I turned 20 years old this week. A couple years ago, I thought that after high school, I would go to college. Get my Associate’s or Bachelor’s degree. And then get a job as a writer or journalist. Here’s the thing, I’ve started taking some college classes. Two worked out pretty well – got A’s. I also tried to take an online class which didn’t work out as well and I ended up dropping. The amount of writing required for that online course would have taken me countless hours to keep up with. What would have taken many students a couple hours a day, probably would have meant 40-50 hours a week for me – for just one class.

I am now grappling with a dilemma. Do I go to college? Or do I look at other online courses like through Coursera or EdX to keep learning even though it wouldn’t be working towards a college degree? Or do I find a job or volunteer work to start getting work experience? This past 2 years, I’ve had fantastic opportunities as a public speaker. Would people want me as a public speaker, if I’m not also a college student?
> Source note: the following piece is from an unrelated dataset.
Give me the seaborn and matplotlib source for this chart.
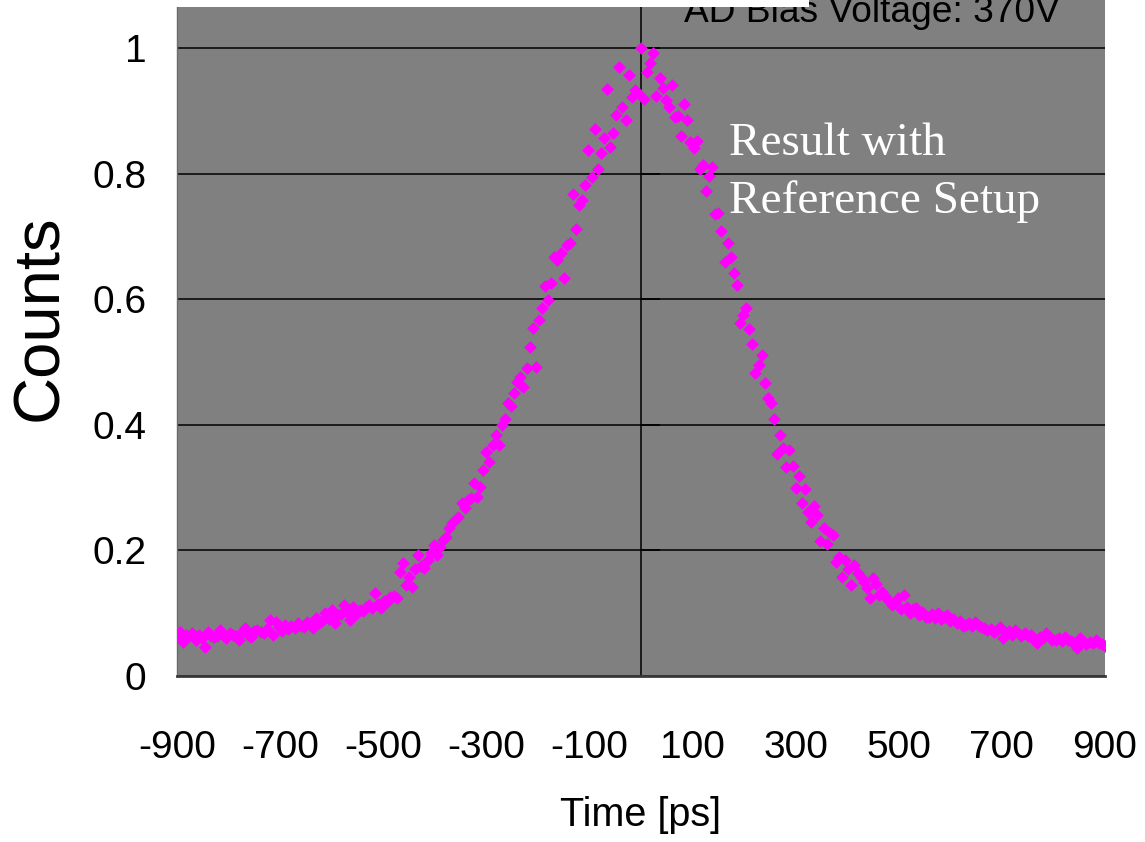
import matplotlib
matplotlib.use("Agg")
import matplotlib.pyplot as plt
from matplotlib.patches import Rectangle
import seaborn as sns
import pandas as pd

sns.set_style("white")
plt.rcParams['font.family'] = ['Liberation Sans', 'DejaVu Sans']
plt.rcParams['text.color'] = 'black'
plt.rcParams['axes.labelcolor'] = 'black'
plt.rcParams['xtick.color'] = 'black'
plt.rcParams['ytick.color'] = 'black'

# ---- data: time bins (ps) and normalised counts ----
time_ps = list(range(-900, 901, 6))
counts = [
    0.060, 0.070, 0.054, 0.065, 0.063, 0.068, 0.058, 0.066, 0.061, 0.046,
    0.070, 0.064, 0.062, 0.064, 0.073, 0.066, 0.060, 0.069, 0.065, 0.063,
    0.057, 0.070, 0.076, 0.066, 0.062, 0.071, 0.074, 0.070, 0.068, 0.075,
    0.089, 0.065, 0.086, 0.078, 0.072, 0.081, 0.075, 0.079, 0.076, 0.084,
    0.080, 0.078, 0.086, 0.082, 0.076, 0.092, 0.085, 0.088, 0.100, 0.091,
    0.105, 0.084, 0.097, 0.099, 0.113, 0.102, 0.089, 0.110, 0.098, 0.105,
    0.104, 0.110, 0.113, 0.108, 0.132, 0.115, 0.108, 0.120, 0.118, 0.126,
    0.128, 0.124, 0.166, 0.180, 0.145, 0.158, 0.142, 0.170, 0.193, 0.175,
    0.172, 0.185, 0.196, 0.209, 0.193, 0.205, 0.217, 0.222, 0.235, 0.244,
    0.248, 0.253, 0.275, 0.268, 0.280, 0.283, 0.307, 0.285, 0.301, 0.328,
    0.357, 0.341, 0.368, 0.384, 0.368, 0.400, 0.410, 0.435, 0.430, 0.450,
    0.468, 0.476, 0.460, 0.490, 0.524, 0.554, 0.492, 0.567, 0.586, 0.621,
    0.599, 0.626, 0.667, 0.662, 0.673, 0.634, 0.686, 0.690, 0.768, 0.712,
    0.750, 0.758, 0.782, 0.838, 0.795, 0.871, 0.807, 0.833, 0.857, 0.935,
    0.842, 0.865, 0.893, 0.970, 0.906, 0.885, 0.957, 0.922, 0.933, 0.928,
    1.000, 0.919, 0.962, 0.976, 0.992, 0.924, 0.952, 0.936, 0.917, 0.906,
    0.941, 0.890, 0.892, 0.860, 0.911, 0.885, 0.850, 0.841, 0.852, 0.807,
    0.814, 0.772, 0.796, 0.810, 0.736, 0.737, 0.709, 0.660, 0.690, 0.667,
    0.642, 0.623, 0.562, 0.575, 0.586, 0.553, 0.529, 0.482, 0.495, 0.511,
    0.467, 0.443, 0.435, 0.409, 0.354, 0.384, 0.363, 0.333, 0.360, 0.334,
    0.299, 0.318, 0.275, 0.298, 0.261, 0.245, 0.271, 0.256, 0.215, 0.236,
    0.210, 0.228, 0.224, 0.182, 0.190, 0.158, 0.185, 0.170, 0.145, 0.177,
    0.164, 0.158, 0.150, 0.140, 0.124, 0.156, 0.146, 0.129, 0.134, 0.128,
    0.121, 0.113, 0.118, 0.124, 0.107, 0.129, 0.110, 0.100, 0.107, 0.108,
    0.097, 0.102, 0.094, 0.094, 0.098, 0.092, 0.100, 0.090, 0.094, 0.097,
    0.088, 0.091, 0.084, 0.087, 0.080, 0.081, 0.085, 0.079, 0.086, 0.082,
    0.078, 0.076, 0.073, 0.075, 0.070, 0.074, 0.078, 0.060, 0.068, 0.071,
    0.066, 0.073, 0.069, 0.064, 0.068, 0.063, 0.066, 0.058, 0.053, 0.062,
    0.060, 0.068, 0.063, 0.057, 0.058, 0.061, 0.055, 0.062, 0.058, 0.056,
    0.052, 0.045, 0.060, 0.056, 0.051, 0.054, 0.052, 0.057, 0.053, 0.051,
    0.048,
]
x_ticks = [-900, -700, -500, -300, -100, 100, 300, 500, 700, 900]
y_ticks = [0, 0.2, 0.4, 0.6, 0.8, 1.0]
y_tick_labels = ['0', '0.2', '0.4', '0.6', '0.8', '1']

df = pd.DataFrame({'Time [ps]': time_ps, 'Counts': counts})

W, H = 1145, 842
fig = plt.figure(figsize=(W / 100, H / 100), dpi=100)
ax_l, ax_r, ax_b, ax_t = 177, 1105, 676, 0
ax = fig.add_axes([ax_l / W, 1 - ax_b / H, (ax_r - ax_l) / W, (ax_b - ax_t) / H])
ax.set_facecolor('#808080')

sns.scatterplot(data=df, x='Time [ps]', y='Counts', marker='D', color='#FF00FF',
                s=42, linewidth=0, ax=ax, zorder=3)

ax.set_xlim(-900, 900)
ax.set_ylim(0, 676 / 628)
ax.set_xticks(x_ticks)
ax.set_xticklabels([str(v) for v in x_ticks])
ax.set_yticks(y_ticks)
ax.set_yticklabels(y_tick_labels)

ax.yaxis.grid(True, color='black', linewidth=1.1)
ax.xaxis.grid(False)
ax.set_axisbelow(True)

for s in ('top', 'right'):
    ax.spines[s].set_visible(False)
ax.spines['bottom'].set_color('#3a3a3a')
ax.spines['bottom'].set_linewidth(2)
ax.spines['left'].set_color('#6a6a6a')
ax.spines['left'].set_linewidth(1)

ax.tick_params(axis='x', direction='in', length=14, width=1.2, color='black',
               labelsize=28, pad=39, labelcolor='black')
ax.tick_params(axis='y', direction='in', length=5, width=1, color='black',
               labelsize=28, pad=22, labelcolor='black')

# central vertical axis at t = 0 with its small ticks
sec = ax.secondary_yaxis(0.5)
sec.set_yticks([0.2, 0.4, 0.6, 0.8, 1.0])
sec.tick_params(direction='out', length=14, width=1.2, color='black',
                labelleft=False, labelright=False)
for sp in sec.spines.values():
    sp.set_color('black')
    sp.set_linewidth(1.1)

ax.set_xlabel('Time [ps]', fontsize=28.5, va='center', color='black')
ax.xaxis.set_label_coords(0.5, (676 - 815) / 676)
ax.set_ylabel('Counts', fontsize=47, va='center', color='black')
ax.yaxis.set_label_coords((40 - 177) / 928, (676 - 318) / 676)

fig.text(729 / W, 1 - 155 / H, 'Result with', family=['Liberation Serif', 'DejaVu Serif'],
         fontsize=34, color='white', va='baseline', ha='left')
fig.text(729 / W, 1 - 213 / H, 'Reference Setup', family=['Liberation Serif', 'DejaVu Serif'],
         fontsize=34, color='white', va='baseline', ha='left')
fig.text(684 / W, 1 - 22 / H, 'AD Bias Voltage: 370V', fontsize=26.7,
         color='black', va='baseline', ha='left')

fig.patches.append(Rectangle((0, 1 - 7 / H), 809 / W, 7 / H, transform=fig.transFigure,
                             facecolor='white', edgecolor='none', zorder=10))

fig.savefig('out.png', dpi=100)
Was that part of my story that people were interested in?

My family and I are struggling with what are the options for me with what I love to do and what I’m able to do – because honestly it’s difficult for me to communicate quickly and often times people don’t take the time to wait for me to say what I want to say – so where are those opportunities to work or participate in my community like I’d like to when it’s this difficult to communicate? What does a job for me look like where I can interact with others to do the things I love to do? How do I work towards independence if I’m hanging out at home every day? Because, that’s what I’ve been doing lately, and it’s not working.

I really love public speaking about inclusion and accessibility. I love advocating for disability rights. I love writing even though it takes me a long time. I love to share my voice with the world. I love my volunteer work as a mentor to an elementary student who has cerebral palsy and is learning to use a communication device and power chair.

We know some of the next steps. I need to get connected with Vocation Rehab Services to find out what they can offer. I need to reach out to different advocacy organizations to see if there might be volunteer work or internships that might work for me. I need to meet with my social worker to make sure the supports I need are in place so that I can keep working towards my goals.

So, I’m 20 years old. I feel confused, floundering, like I’m trying to get to the top of a long flight of stairs in my wheelchair – not sure what’s at the top of the stairs or how to get there.